Now the owner of our private school has just bought herself a new apartment there, and so we were all invited to a "come-see-my-new-apartment-and-farewell-peter-and-ruth-and-welcome-christian-and-leo-(who-has-been-here-for-a-while-anyway)-party. Yes, really.
We went by train, and when we got out at the station in Suzhou we were pounced on by a (some) English-speaking lady and her husband who wanted to offer themselves as our guides for the day. Well, it was a very hot day (42degrees and muggy) and they had an air-conditioned van, so we accepted the offer to be chauffeured around all day rather than try to find a map and catch buses or taxis - we weren't even sure what we wanted to see anyway.
First they took us to one of the parks - Calming Garden, I think it was. We paid our way in (parks are not free in China) and wandered around in the heat, looking for shady spots and breeze.
And trying to avoid the tour groups with the MEGAphones ... Hmmm, "Calming garden ..."
At the end of the park there was a larger section of water, and - to our surprise - we realised our tickets entitled us to a short boat trip back down the waterway.
Then our guides took us to the "Number One Tourist Spot in Suzhou - Tiger Hill." It was, of course another park with an entry fee, and a hill to climb with a tower on it. It claims to be 2 500 years old - yeah, whatever. The tower looked very old and definitely had a slight lean. The opening time for climbing said tower apparently ended moments before we arrived. Another guide offered us a ride to the top of the hill in an electric cart - we decided it was worth the price, and we all got the definite impression the ride down the hill was include ... but as soon a we dismounted the cart abandoned us and took off back down the hill.
The heat was intense and the humidity oppressive. We sat in the shade for a while, and then wandered back down the hill.
Oh, and the tiger? Something about the chap who was buried here (2 500 years ago), when he died someone saw a tiger here ...

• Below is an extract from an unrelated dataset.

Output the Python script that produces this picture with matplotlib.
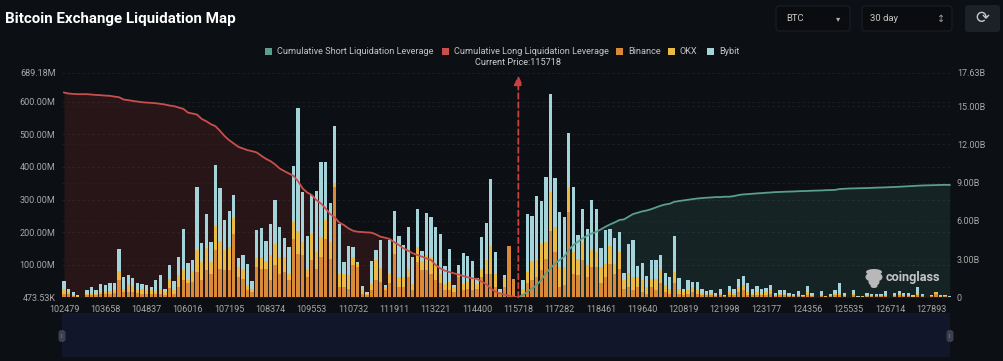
import matplotlib
matplotlib.use("Agg")
import matplotlib.pyplot as plt
from matplotlib.patches import FancyBboxPatch, Rectangle, Ellipse

plt.rcParams['font.family'] = ['Roboto', 'DejaVu Sans']

title = "Bitcoin Exchange Liquidation Map"
current_price = 115718
current_index = 99
tick_labels = ["102479","103658","104837","106016","107195","108374","109553","110732","111911","113221","114400",
               "115718","117282","118461","119640","120819","121998","123177","124356","125535","126714","127893"]
tick_step = 9
left_ticks = [0.47353, 100, 200, 300, 400, 500, 600, 689.18]
left_labels = ["473.53K","100.00M","200.00M","300.00M","400.00M","500.00M","600.00M","689.18M"]
right_ticks = [0, 3, 6, 9, 12, 15, 17.63]
right_labels = ["0","3.00B","6.00B","9.00B","12.00B","15.00B","17.63B"]

binance = [12,10,4,2,.5,7,9,7,12,10,12,15,55,17,17,17,14,12,12,12,10,12,9,30,10,33,53,43,48,78,53,83,73,144,88,83,85,195,63,58,
           22,17,93,88,88,53,99,73,78,53,180,134,129,63,114,88,124,180,119,337,33,33,27,99,94,12,7,22,53,48,22,43,134,33,33,63,22,109,83,83,
           73,53,43,22,22,17,63,22,27,22,27,63,73,73,33,12,33,157,58,0,12,43,53,63,83,119,205,139,33,38,261,73,68,114,63,93,93,43,63,104,
           73,88,27,33,22,33,17,12,33,22,43,17,12,43,12,9,12,17,12,9,6,7,4,6,3,9,7,17,22,9,7,9,7,9,12,4,7,6,4,3,5,3,8,3,1,4,2,3,6,9,4,.5,7,1,2,4,3,3,3,5,.5,4,6,4,4,2,6,3,1,3,10,2,3,1]
okx = [13,7,5,2,.5,5,6,5,5,6,8,9,26,10,20,17,8,15,10,10,7,15,8,27,12,35,32,10,33,66,56,69,36,76,86,61,69,49,30,30,
       15,10,28,36,25,76,66,51,46,20,51,71,41,25,81,51,61,56,51,15,40,40,41,25,8,10,5,20,61,41,10,30,30,30,30,25,20,46,30,46,
       51,46,30,20,25,15,10,20,20,30,15,25,41,86,40,5,30,0,0,0,15,36,59,51,81,51,117,76,61,56,78,66,51,56,36,51,46,51,41,53,
       30,51,25,41,41,30,36,20,25,36,41,20,15,36,15,8,10,15,10,5,6,7,4,6,2,8,7,15,15,8,5,8,5,8,10,3,5,6,3,3,4,2,9,3,.5,5,1,3,6,5,3,.3,5,1,1,3,3,3,3,4,.3,3,5,3,3,2,4,3,.5,2,6,2,2,1]
bybit = [24,8,8,3,1,12,16,10,25,21,24,20,67,35,31,25,22,15,16,9,35,43,10,43,28,56,124,53,33,193,58,103,61,186,160,94,112,70,28,42,
         66,23,86,88,59,97,134,93,59,83,172,376,153,99,119,188,230,178,119,172,152,37,90,31,7,14,5,69,30,88,5,102,102,124,97,127,81,116,30,130,
         124,116,122,53,102,6,25,93,81,61,18,97,114,203,65,10,5,0,0,0,27,177,139,198,130,199,302,152,168,152,164,200,73,102,112,156,132,58,104,53,
         79,61,23,91,112,33,53,33,58,58,46,38,36,109,34,10,31,15,25,11,8,10,5,15,4,17,11,25,29,27,14,18,15,13,15,6,10,10,7,4,12,4,18,9,.5,10,1,5,10,31,8,.2,11,1,1,7,6,5,5,11,.2,7,8,7,7,3,22,6,.5,4,2,2,2,1]

long_cum = [16.06,15.98,15.95,15.93,15.93,15.93,15.90,15.87,15.85,15.82,15.80,15.74,15.69,15.51,15.46,15.40,15.35,15.30,15.27,15.25,
            15.22,15.17,15.12,15.04,14.99,14.88,14.78,14.49,14.41,14.33,13.99,13.81,13.58,13.42,13.05,12.64,12.32,12.06,11.80,11.67,
            11.54,11.46,11.36,11.10,10.86,10.68,10.42,10.10,9.90,9.71,9.53,9.11,8.54,8.22,8.02,7.62,7.36,6.97,6.53,6.27,
            5.85,5.67,5.40,5.22,5.14,5.12,5.09,5.07,4.93,4.75,4.67,4.57,4.31,4.10,3.84,3.66,3.45,3.32,3.19,3.05,
            2.92,2.53,2.27,2.09,1.98,1.88,1.78,1.67,1.57,1.49,1.44,1.23,1.04,0.70,0.44,0.31,0.21,0.13,0.05,0]
short_cum = [0,0.18,0.44,0.70,0.97,1.36,1.88,2.27,2.66,2.92,3.19,3.71,4.10,4.36,4.62,4.83,5.01,5.14,5.33,5.54,5.72,5.87,6.06,6.11,6.32,
             6.53,6.63,6.74,6.81,6.92,7.05,7.18,7.28,7.34,7.49,7.55,7.60,7.65,7.70,7.75,7.78,7.81,7.83,7.86,7.86,7.89,7.89,7.94,8.02,8.07,
             8.09,8.12,8.15,8.17,8.20,8.22,8.25,8.26,8.28,8.29,8.30,8.32,8.33,8.34,8.36,8.37,8.38,8.40,8.41,8.42,8.49,8.51,8.53,8.54,8.55,
             8.56,8.57,8.58,8.60,8.61,8.62,8.64,8.65,8.67,8.69,8.71,8.73,8.75,8.77,8.78,8.79,8.80,8.81,8.82,8.81]

BG = "#0c0f14"
C_SHORT, C_LONG, C_BIN, C_OKX, C_BYB = "#5a9e8c", "#c8504c", "#d98a38", "#e9bb45", "#a5d3da"
TXT = "#a8a8a8"

W, H = 1004, 361
fig = plt.figure(figsize=(W/100, H/100), dpi=100, facecolor=BG)
rect = [61.7/W, 1-297.3/H, (952-61.7)/W, (297.3-72.5)/H]

n = len(binance)
xs = list(range(n))
long_x = xs[:current_index+1]
short_x = xs[current_index:current_index+len(short_cum)]

# back axis: right scale, fills and labels
back = fig.add_axes(rect, facecolor=BG, zorder=1)
back.fill_between(long_x, long_cum, 0, color="#3a1a1c", alpha=.6, lw=0)
back.fill_between(short_x, short_cum, 0, color="#213a38", alpha=.48, lw=0)
back.set_xlim(-.5, n-.5); back.set_ylim(0, 17.63)
back.yaxis.tick_right()
back.set_yticks(right_ticks, right_labels)
back.set_xticks([i*tick_step for i in range(len(tick_labels))], tick_labels)
back.tick_params(length=0, colors=TXT, labelsize=6.5)
back.tick_params(axis='x', pad=5.5); back.tick_params(axis='y', pad=3.5)
back.grid(axis='y', color="#ffffff", alpha=.07, lw=.6, ls=(0, (3, 3)))
back.set_axisbelow(True)
for s in back.spines.values(): s.set_visible(False)

# bars: left scale
ax = fig.add_axes(rect, facecolor="none", zorder=2)
b1 = [a for a in binance]
b2 = [a+b for a, b in zip(binance, okx)]
w = .72
ax.bar(xs, binance, w, color=C_BIN, lw=0)
ax.bar(xs, okx, w, bottom=b1, color=C_OKX, lw=0)
ax.bar(xs, bybit, w, bottom=b2, color=C_BYB, lw=0)
ax.set_xlim(-.5, n-.5); ax.set_ylim(left_ticks[0], left_ticks[-1])
ax.set_yticks(left_ticks, left_labels)
ax.set_xticks([])
ax.tick_params(length=0, colors=TXT, labelsize=6.5, pad=4.5)
ax.grid(axis='y', color="#ffffff", alpha=.07, lw=.6, ls=(0, (3, 3)))
ax.set_axisbelow(True)
for s in ax.spines.values(): s.set_visible(False)

# lines: right scale
top = fig.add_axes(rect, facecolor="none", zorder=3)
top.plot(long_x, long_cum, color=C_LONG, lw=1.3, solid_joinstyle='round')
top.plot(short_x, short_cum, color=C_SHORT, lw=1.3, solid_joinstyle='round')
top.annotate("", xy=(current_index, 17.4), xytext=(current_index, 0),
             arrowprops=dict(arrowstyle='-|>,head_width=.25,head_length=.55', color="#c8403f", lw=1.3, ls=(0, (3, 2)),
                             shrinkA=0, shrinkB=0))
top.set_xlim(-.5, n-.5); top.set_ylim(0, 17.63); top.axis('off')

# page furniture, in pixels
ui = fig.add_axes([0, 0, 1, 1], facecolor="none", zorder=5)
ui.set_xlim(0, W); ui.set_ylim(H, 0); ui.axis('off')
ui.text(5, 19, title, color="white", fontsize=10.9, fontweight='bold', va='center', ha='left')
for x0, x1 in [(776, 850), (862, 952)]:
    ui.add_patch(FancyBboxPatch((x0, 6), x1-x0, 25, boxstyle="round,pad=0,rounding_size=3", fc="#0a0c10", ec="#1b1f26", lw=.8))
ui.add_patch(FancyBboxPatch((965, 5), 35, 27, boxstyle="round,pad=0,rounding_size=3", fc="#1c2128", ec="none"))
ui.text(786, 18.5, "BTC", color="#c8c8c8", fontsize=6.8, va='center')
ui.text(838, 18.5, "\u25be", color="#b0b0b0", fontsize=6, va='center', ha='center', family='DejaVu Sans')
ui.text(870, 18.5, "30 day", color="#c8c8c8", fontsize=6.8, va='center')
ui.text(941, 18.5, "\u2195", color="#9a9a9a", fontsize=7, va='center', ha='center', family='DejaVu Sans')
ui.text(982, 18.5, "\u27f3", color="#c8c8c8", fontsize=12, va='center', ha='center', family='DejaVu Sans')

legend_items = [(265, "Cumulative Short Liquidation Leverage", C_SHORT), (442, "Cumulative Long Liquidation Leverage", C_LONG),
                (616, "Binance", C_BIN), (668, "OKX", C_OKX), (707, "Bybit", C_BYB)]
for x0, lab, col in legend_items:
    ui.add_patch(Rectangle((x0, 47.5), 7.5, 7.5, fc=col, ec="none"))
    ui.text(x0+12, 51.3, lab, color="#c4c4c4", fontsize=6.6, va='center', ha='left')
ui.text(518, 62.5, f"Current Price:{current_price}", color="#d0d0d0", fontsize=6.6, va='center', ha='center')

# data zoom slider
ui.add_patch(Rectangle((62, 313), 888, 44, fc="#11162a", ec="none"))
for x0 in (62, 950):
    ui.add_patch(FancyBboxPatch((x0-3.5, 330), 7, 12, boxstyle="round,pad=0,rounding_size=3", fc="#3a4050", ec="none"))
    ui.text(x0, 336, "II", color="#8a90a0", fontsize=3.5, ha='center', va='center')

# watermark
for cx, cy, rw, rh in [(874, 272, 16, 6), (872, 277, 13, 9), (876, 277, 13, 9), (874, 282, 11, 8), (874, 286, 7, 4)]:
    ui.add_patch(Ellipse((cx, cy), rw, rh, fc="#b8b8b8", ec="none"))
ui.text(886, 278, "coinglass", color="#c4c4c4", fontsize=9.2, fontweight='bold', va='center', ha='left')

fig.savefig("out.png", dpi=100, facecolor=BG)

In this park and the previous one there were some signs that offered some special interest:
And the always curious bins:
Our giudes told us that number three tourist spot would be the canal, but first we went for some lunch. They took us a to nice little restaurant where we ordered five dishes - including a Suzhou special "boneless" fish for 100 kuai. Well, the fish was nicely done in a sweet and sour sauce with all the bones removed (except head and tail), but considering the whole meal (for five of us) only cost 200 kuai it was a very expensive dish. (Soon be back in Oz, real fish and chips!)
Time for the canal - "number 3, canal", they kept saying - and then they stopped and told us to get out. "Canal?" we asked - because it certainly didn't look like it. "No, that's next. This is a silk factory ..."

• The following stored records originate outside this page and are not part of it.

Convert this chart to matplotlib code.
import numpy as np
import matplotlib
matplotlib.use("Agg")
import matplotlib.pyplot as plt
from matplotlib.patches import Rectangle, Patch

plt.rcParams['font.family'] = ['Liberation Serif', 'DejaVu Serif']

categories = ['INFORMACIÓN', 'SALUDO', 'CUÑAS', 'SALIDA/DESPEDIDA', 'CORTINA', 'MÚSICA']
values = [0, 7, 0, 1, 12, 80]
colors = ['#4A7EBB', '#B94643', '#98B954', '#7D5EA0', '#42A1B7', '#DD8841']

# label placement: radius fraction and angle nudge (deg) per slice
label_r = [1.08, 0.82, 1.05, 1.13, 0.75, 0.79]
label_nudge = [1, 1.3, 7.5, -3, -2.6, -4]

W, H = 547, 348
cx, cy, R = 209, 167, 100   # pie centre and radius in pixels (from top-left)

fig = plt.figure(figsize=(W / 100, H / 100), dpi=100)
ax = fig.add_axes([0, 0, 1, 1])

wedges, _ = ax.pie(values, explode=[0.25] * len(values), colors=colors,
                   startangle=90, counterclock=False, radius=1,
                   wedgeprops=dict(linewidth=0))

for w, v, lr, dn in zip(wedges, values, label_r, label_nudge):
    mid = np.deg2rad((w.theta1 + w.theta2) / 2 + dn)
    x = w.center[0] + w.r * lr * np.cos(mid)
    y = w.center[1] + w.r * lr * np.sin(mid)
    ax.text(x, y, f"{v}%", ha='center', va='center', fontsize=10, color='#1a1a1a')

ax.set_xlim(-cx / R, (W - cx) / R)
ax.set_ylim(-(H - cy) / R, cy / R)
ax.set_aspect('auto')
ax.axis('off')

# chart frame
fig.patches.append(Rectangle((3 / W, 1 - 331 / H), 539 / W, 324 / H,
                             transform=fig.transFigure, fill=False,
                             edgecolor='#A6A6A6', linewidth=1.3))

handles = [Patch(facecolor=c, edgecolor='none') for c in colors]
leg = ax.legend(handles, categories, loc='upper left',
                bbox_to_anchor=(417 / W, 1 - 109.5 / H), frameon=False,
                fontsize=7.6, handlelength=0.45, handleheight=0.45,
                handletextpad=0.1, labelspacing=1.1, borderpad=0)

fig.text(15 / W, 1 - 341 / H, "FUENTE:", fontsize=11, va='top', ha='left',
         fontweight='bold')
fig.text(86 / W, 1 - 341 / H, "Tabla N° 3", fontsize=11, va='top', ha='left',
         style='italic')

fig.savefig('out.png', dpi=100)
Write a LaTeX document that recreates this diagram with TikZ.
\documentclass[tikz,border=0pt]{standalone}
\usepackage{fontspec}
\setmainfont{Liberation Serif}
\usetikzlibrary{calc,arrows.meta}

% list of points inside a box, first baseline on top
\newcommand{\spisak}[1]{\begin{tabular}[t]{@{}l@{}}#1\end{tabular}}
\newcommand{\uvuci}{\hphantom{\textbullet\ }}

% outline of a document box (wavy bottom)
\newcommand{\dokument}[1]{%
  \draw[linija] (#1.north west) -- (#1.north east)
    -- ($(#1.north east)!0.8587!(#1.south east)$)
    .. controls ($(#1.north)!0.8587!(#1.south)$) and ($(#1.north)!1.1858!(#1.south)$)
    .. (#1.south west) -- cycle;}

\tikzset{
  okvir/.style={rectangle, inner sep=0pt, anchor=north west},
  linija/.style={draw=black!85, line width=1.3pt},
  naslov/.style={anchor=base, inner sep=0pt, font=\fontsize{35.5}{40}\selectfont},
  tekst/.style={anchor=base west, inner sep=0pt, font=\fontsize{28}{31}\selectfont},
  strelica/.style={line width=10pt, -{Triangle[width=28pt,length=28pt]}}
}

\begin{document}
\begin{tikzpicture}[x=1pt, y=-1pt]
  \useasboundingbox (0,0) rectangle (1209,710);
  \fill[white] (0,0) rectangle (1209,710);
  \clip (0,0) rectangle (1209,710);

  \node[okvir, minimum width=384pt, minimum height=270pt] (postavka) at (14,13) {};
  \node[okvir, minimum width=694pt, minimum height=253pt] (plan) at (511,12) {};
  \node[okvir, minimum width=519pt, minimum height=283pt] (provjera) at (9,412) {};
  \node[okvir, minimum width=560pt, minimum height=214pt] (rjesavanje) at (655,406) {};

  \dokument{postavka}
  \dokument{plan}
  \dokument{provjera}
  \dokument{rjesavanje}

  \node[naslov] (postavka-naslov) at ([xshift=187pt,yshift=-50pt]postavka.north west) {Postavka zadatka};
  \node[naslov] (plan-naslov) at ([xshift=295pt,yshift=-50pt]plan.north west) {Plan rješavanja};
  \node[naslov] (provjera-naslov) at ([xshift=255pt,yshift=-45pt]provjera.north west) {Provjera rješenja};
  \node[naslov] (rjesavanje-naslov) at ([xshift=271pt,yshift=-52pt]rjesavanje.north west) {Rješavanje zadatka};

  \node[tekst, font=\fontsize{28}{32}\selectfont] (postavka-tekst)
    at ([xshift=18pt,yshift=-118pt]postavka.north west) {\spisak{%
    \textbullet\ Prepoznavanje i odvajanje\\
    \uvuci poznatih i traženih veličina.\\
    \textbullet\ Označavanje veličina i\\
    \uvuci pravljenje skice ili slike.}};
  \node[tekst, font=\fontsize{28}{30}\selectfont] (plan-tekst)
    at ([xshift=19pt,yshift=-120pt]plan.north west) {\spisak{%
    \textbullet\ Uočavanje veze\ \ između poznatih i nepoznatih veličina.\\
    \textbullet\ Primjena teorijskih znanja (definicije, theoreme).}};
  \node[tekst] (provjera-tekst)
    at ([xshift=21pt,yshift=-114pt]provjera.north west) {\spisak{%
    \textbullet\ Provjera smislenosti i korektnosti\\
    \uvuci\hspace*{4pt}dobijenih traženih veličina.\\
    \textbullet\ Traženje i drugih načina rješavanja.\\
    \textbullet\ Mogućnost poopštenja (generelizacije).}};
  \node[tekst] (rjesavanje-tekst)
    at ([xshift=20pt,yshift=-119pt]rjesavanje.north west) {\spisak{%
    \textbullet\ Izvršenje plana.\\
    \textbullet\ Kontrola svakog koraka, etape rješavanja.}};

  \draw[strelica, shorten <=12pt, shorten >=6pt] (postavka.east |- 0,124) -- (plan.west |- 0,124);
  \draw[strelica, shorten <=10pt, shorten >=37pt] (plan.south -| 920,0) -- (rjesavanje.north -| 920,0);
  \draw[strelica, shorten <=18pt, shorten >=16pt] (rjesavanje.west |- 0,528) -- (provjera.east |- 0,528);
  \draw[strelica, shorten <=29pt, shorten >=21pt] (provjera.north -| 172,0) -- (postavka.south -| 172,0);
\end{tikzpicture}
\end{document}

Well, it may be a while before we see yet another silk factory - do they have silk factories in Turkey?
The bit that always interests me is not this part (above) where they spin 6-8 strands together, but where they make doonas (quilts) out of the "double" cocoons - the ones that have a male and female insect inside.
She starts with this tiny cocoon and stretches it over a frame, and then a bigger frame - its incredibly strong.
And then four people get hold of this scrap of silk and stretch it to double bed size.
After several layers of that, you have an amazing doona.
We escaped without buying any. Then it was time to go to the canal! We drove down some incredibly narrow alleys to get to the canal, but the little man our guides were supposed to be meeting wasn't where he should have been, so we went back and drove across to the other side of town to find a canal ride.
Not the sort of problem to expect in "Venice" ...
By now we were very tired, and tired of the hot weather, and pretty much out of cash. And so the offer of a ride in a canal boat (not a gondola) for 68 kuai each lost its appeal. It was time to go to the party in
The apartment is in the Suzhou new Singapore Industrial District, the fifteenth floor of serviced apartments belonging to the Crowne Plaza, right on the edge of the lake with views of the (man-made) islands.
The Crowne Plaza itself is in the process of being knocked down and rebuilt - a little thing they seem to like doing here in China - so there was a lot of construction equipment and noise nearby, after all the place is brand new.
There are fountains built in to the edge of the lake, and we were looking forward to the show in the evening - as were many others who gathered - but apparently they heard we were coming and decided not to do the show.
Still the view is specky. Don't think I'd like to live here - nice to visit and see.